§ Data for the task:
——

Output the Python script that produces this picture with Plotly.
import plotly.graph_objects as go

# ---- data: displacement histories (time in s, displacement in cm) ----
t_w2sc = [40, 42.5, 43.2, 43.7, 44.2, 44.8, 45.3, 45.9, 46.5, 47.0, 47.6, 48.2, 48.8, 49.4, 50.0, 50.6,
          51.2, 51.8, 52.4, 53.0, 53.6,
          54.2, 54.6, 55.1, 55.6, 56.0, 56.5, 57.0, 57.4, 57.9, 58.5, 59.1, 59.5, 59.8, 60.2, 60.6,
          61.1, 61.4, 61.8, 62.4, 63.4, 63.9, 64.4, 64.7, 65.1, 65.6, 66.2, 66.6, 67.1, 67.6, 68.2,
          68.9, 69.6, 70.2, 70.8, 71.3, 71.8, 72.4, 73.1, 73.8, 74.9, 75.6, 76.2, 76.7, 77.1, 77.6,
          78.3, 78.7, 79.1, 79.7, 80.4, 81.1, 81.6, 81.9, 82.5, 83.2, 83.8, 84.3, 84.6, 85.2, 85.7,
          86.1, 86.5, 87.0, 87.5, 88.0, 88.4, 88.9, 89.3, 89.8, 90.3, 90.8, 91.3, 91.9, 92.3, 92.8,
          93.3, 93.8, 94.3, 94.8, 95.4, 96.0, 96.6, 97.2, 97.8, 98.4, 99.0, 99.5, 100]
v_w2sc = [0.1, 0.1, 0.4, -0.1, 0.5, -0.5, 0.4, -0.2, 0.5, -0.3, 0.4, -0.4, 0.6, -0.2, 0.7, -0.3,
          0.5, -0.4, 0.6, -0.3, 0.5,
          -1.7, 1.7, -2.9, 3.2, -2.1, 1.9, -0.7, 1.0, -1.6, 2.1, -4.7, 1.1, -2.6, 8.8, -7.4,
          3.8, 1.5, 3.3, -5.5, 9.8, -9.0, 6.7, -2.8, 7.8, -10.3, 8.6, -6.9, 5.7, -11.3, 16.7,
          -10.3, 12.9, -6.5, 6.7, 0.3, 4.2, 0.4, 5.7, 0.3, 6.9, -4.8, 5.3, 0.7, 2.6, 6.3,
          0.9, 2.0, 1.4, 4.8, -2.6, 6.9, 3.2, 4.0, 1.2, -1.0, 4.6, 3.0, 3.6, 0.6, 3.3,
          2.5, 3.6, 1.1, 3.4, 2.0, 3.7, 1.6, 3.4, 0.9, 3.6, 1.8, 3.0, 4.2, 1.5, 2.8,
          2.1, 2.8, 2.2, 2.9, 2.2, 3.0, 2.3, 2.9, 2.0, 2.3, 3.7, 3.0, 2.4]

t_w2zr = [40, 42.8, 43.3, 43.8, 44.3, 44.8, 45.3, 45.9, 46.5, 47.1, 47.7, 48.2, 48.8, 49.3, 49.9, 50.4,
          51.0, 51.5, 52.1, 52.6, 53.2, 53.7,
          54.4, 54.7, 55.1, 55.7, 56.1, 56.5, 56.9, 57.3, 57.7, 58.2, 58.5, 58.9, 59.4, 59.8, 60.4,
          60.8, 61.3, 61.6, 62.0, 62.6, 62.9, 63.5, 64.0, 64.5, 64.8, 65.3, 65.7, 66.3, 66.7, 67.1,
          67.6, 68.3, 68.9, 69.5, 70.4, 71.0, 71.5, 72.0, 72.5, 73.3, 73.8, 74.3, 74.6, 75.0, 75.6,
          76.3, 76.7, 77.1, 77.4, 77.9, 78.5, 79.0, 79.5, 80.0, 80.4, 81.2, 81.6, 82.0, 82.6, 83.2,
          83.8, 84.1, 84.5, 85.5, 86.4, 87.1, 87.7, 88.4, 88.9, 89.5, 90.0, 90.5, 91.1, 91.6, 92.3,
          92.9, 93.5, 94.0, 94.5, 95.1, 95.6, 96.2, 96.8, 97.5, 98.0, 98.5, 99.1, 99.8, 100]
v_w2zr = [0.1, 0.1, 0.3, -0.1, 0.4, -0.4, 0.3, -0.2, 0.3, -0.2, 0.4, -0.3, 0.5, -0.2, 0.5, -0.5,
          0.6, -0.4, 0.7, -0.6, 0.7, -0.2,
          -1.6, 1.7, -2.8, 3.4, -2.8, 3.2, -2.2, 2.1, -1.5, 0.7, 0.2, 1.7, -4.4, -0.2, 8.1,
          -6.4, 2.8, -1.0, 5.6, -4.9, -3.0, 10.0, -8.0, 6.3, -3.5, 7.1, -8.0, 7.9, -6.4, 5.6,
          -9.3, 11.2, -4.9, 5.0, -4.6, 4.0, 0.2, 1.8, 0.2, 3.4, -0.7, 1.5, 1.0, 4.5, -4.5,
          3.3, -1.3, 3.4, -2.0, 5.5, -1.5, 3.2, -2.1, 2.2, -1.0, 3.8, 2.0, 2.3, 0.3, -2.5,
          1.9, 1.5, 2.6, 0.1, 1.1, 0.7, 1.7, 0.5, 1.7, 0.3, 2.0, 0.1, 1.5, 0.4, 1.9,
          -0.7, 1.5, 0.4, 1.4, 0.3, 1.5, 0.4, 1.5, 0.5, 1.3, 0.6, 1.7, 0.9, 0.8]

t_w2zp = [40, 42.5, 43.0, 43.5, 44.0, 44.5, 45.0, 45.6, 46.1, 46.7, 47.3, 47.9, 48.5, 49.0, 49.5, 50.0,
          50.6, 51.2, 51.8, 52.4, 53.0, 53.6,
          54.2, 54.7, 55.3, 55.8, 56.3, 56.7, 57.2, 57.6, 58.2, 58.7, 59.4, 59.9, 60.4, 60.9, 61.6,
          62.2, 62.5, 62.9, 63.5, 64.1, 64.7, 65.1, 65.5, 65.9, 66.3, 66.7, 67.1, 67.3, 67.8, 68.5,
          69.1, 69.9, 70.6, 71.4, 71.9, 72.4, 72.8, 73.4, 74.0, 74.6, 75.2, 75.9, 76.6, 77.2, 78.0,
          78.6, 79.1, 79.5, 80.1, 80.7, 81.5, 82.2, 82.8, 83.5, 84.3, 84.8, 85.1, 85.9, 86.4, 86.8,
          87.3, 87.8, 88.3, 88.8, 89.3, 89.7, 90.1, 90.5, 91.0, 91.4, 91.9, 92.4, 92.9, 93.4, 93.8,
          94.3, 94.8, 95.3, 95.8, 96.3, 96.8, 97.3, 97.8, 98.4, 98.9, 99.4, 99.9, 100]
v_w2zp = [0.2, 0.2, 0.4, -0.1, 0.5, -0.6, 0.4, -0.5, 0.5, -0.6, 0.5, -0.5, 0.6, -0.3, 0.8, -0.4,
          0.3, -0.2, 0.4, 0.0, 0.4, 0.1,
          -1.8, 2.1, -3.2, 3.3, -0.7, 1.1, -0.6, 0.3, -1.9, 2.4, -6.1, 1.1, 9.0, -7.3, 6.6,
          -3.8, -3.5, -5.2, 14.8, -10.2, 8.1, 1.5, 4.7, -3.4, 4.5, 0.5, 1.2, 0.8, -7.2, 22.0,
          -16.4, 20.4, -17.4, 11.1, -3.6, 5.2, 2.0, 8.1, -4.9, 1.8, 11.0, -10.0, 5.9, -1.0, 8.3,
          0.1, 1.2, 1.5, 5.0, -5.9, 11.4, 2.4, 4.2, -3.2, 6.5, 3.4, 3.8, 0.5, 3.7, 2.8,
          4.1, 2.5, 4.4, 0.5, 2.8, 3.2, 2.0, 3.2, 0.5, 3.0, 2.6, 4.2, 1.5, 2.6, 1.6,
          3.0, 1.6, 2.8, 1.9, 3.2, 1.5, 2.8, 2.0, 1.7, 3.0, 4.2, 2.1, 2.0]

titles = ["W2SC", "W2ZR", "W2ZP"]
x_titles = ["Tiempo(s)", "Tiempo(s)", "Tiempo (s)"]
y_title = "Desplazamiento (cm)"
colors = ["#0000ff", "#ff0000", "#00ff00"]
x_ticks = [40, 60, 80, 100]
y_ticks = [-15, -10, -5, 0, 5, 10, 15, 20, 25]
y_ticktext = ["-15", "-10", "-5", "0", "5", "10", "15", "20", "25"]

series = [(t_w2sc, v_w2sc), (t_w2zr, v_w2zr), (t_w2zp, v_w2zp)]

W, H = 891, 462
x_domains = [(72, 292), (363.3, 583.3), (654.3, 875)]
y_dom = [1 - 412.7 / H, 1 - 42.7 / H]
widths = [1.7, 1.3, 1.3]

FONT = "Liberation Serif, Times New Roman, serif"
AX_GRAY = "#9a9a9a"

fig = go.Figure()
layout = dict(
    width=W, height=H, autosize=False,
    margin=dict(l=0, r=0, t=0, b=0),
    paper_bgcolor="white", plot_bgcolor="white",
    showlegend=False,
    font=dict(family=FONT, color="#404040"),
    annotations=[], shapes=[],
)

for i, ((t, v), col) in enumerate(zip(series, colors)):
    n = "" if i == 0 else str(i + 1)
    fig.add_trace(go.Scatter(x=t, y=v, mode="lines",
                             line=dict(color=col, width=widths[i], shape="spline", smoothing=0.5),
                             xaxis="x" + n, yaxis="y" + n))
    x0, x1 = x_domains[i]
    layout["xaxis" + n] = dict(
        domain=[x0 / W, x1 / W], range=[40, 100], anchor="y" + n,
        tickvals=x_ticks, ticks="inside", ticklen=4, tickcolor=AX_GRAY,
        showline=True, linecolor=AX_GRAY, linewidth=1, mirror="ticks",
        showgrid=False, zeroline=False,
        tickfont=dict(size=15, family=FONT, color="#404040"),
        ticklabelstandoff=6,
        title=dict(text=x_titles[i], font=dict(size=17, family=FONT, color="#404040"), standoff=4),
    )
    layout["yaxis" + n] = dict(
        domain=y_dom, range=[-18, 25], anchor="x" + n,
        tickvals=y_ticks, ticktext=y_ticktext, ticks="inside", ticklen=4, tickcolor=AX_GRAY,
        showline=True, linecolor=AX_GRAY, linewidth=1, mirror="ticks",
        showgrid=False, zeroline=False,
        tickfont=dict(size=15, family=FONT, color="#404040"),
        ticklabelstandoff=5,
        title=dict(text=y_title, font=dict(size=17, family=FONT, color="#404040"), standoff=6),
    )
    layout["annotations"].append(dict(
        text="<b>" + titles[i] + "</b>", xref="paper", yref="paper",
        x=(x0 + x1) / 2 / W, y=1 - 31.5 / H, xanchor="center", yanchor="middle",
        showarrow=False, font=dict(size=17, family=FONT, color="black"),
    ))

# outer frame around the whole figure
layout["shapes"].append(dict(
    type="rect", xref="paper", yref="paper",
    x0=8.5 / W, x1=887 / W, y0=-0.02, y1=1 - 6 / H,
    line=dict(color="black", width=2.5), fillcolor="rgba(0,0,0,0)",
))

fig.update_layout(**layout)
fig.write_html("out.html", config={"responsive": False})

——

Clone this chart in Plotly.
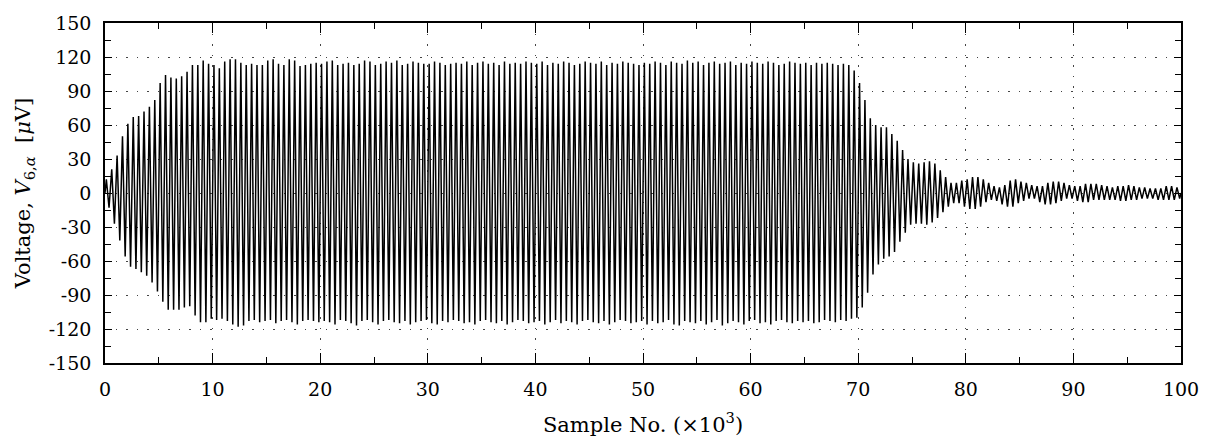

——

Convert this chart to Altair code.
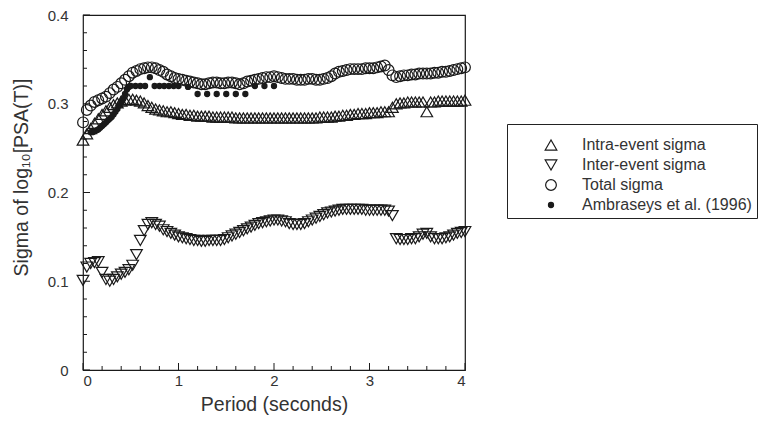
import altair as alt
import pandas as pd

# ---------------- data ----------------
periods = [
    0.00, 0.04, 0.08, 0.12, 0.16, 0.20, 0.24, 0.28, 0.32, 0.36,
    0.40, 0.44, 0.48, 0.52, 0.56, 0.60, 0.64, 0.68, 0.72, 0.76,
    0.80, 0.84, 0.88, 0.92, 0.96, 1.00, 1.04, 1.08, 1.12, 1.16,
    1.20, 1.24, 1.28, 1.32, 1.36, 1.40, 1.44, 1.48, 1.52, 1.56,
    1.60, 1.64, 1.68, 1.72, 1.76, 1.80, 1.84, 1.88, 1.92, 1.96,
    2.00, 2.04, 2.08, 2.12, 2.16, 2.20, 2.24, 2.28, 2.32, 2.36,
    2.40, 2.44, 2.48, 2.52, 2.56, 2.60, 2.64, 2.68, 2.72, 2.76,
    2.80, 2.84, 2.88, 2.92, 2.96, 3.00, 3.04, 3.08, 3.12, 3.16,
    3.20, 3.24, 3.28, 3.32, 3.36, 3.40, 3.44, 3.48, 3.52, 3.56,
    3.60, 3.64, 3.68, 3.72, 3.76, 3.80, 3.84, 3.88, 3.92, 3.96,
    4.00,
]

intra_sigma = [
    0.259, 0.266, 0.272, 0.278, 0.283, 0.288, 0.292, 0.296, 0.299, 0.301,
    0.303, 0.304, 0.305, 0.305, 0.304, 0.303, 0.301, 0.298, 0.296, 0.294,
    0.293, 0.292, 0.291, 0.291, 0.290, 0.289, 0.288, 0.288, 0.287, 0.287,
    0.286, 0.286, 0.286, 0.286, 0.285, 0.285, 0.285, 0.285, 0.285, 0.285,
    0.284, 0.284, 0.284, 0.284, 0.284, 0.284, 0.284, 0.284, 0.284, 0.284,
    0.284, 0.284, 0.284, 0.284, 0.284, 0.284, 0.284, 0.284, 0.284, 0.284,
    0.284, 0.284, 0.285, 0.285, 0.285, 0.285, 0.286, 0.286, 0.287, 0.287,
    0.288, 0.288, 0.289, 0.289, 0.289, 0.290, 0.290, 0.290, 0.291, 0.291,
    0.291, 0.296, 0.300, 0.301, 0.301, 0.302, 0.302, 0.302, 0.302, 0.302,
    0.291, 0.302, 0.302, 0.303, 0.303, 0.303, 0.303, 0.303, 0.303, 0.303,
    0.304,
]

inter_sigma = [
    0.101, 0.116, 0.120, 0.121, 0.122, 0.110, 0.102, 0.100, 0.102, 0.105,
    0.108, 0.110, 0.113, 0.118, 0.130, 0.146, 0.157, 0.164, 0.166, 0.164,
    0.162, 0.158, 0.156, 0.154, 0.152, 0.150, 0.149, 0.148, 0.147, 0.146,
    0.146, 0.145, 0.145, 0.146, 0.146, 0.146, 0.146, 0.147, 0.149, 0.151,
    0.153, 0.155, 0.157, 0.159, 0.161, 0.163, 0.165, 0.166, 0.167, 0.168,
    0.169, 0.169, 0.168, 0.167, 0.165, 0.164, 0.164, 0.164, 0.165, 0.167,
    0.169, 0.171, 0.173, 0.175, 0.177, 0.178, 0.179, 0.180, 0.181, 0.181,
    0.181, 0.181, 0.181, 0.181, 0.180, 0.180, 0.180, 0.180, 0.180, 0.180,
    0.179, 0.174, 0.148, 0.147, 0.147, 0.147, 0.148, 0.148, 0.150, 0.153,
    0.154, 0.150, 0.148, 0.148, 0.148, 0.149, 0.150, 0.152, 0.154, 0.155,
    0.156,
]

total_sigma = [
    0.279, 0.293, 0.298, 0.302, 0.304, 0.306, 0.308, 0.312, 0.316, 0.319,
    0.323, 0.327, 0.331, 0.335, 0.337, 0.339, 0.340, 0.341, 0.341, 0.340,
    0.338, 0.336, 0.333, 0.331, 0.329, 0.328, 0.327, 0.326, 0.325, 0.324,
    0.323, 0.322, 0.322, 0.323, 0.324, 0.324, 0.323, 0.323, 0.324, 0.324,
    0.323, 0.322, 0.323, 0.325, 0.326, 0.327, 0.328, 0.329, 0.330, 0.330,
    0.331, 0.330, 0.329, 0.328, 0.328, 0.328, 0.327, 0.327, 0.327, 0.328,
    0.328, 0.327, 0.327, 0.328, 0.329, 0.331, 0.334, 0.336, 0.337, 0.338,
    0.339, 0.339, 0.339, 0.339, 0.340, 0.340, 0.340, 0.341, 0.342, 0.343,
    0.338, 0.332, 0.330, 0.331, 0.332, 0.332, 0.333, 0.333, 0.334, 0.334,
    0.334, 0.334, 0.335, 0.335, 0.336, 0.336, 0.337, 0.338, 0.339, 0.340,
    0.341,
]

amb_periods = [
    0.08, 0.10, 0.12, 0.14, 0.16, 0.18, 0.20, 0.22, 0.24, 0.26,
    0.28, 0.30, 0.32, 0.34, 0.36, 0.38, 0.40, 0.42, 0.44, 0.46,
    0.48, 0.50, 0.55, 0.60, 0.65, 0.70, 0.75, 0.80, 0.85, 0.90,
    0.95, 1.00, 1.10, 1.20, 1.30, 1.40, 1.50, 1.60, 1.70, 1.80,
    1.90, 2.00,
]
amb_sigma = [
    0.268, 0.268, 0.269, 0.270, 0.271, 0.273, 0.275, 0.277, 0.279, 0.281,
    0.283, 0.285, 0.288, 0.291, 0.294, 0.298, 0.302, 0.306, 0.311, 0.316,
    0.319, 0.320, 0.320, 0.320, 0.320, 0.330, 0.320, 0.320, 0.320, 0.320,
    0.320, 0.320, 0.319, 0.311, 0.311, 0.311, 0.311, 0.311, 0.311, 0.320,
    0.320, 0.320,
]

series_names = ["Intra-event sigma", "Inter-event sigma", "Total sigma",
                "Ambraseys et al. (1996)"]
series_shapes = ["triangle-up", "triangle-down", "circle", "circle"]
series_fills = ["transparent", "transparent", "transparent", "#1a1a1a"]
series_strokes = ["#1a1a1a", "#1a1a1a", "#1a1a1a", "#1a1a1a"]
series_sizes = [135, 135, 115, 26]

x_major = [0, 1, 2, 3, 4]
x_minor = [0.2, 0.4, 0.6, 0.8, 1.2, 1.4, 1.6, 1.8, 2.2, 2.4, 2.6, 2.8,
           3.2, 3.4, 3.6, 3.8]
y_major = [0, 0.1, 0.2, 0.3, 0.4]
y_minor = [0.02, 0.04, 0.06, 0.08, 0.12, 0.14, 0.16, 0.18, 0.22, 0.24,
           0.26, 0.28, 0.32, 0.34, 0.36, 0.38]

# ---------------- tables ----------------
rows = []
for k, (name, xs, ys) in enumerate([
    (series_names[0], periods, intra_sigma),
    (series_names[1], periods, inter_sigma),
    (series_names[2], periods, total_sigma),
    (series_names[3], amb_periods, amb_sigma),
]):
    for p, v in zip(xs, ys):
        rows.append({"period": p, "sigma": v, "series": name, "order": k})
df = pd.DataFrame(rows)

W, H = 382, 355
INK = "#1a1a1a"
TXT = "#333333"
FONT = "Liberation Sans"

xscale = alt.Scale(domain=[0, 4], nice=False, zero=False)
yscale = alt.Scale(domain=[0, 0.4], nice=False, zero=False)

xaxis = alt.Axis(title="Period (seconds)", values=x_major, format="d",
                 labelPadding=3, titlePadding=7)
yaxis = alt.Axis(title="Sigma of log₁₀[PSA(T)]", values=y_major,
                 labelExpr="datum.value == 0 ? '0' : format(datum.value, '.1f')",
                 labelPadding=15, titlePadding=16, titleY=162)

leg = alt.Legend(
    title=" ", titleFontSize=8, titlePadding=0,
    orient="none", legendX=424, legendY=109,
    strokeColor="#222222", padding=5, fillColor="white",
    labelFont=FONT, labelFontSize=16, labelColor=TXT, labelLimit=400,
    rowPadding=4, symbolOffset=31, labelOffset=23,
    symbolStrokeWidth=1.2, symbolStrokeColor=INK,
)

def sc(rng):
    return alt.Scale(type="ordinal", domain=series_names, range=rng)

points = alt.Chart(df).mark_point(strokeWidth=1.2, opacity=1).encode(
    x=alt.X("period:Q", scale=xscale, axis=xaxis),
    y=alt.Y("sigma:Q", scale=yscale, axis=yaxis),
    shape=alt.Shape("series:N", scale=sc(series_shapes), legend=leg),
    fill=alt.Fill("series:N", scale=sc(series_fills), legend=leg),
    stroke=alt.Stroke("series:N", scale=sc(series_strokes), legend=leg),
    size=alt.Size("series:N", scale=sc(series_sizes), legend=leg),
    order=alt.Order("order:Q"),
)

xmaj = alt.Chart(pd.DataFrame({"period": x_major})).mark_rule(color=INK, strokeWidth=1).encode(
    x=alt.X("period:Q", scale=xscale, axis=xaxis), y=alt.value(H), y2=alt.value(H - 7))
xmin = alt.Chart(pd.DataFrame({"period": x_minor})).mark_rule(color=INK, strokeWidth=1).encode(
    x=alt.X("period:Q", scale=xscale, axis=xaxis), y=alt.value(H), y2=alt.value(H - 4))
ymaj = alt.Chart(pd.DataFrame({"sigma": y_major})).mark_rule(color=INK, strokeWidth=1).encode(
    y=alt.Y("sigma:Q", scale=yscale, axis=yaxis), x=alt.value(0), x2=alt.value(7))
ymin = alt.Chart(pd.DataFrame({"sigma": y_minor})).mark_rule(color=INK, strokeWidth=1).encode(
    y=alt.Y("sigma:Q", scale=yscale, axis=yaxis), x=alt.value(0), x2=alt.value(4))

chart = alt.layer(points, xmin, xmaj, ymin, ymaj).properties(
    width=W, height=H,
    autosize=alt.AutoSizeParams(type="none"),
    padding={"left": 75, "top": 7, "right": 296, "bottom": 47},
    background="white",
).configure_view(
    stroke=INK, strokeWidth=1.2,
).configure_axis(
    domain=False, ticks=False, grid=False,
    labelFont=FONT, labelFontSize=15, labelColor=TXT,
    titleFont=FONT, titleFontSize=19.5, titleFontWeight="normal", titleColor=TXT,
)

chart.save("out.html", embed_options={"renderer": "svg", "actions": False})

——

§ What to work on: Within the material above, find the lines that contain the word "this"; copy them.

§ Solution below:
Output the Python script that produces this picture with Plotly.
Clone this chart in Plotly.
Convert this chart to Altair code.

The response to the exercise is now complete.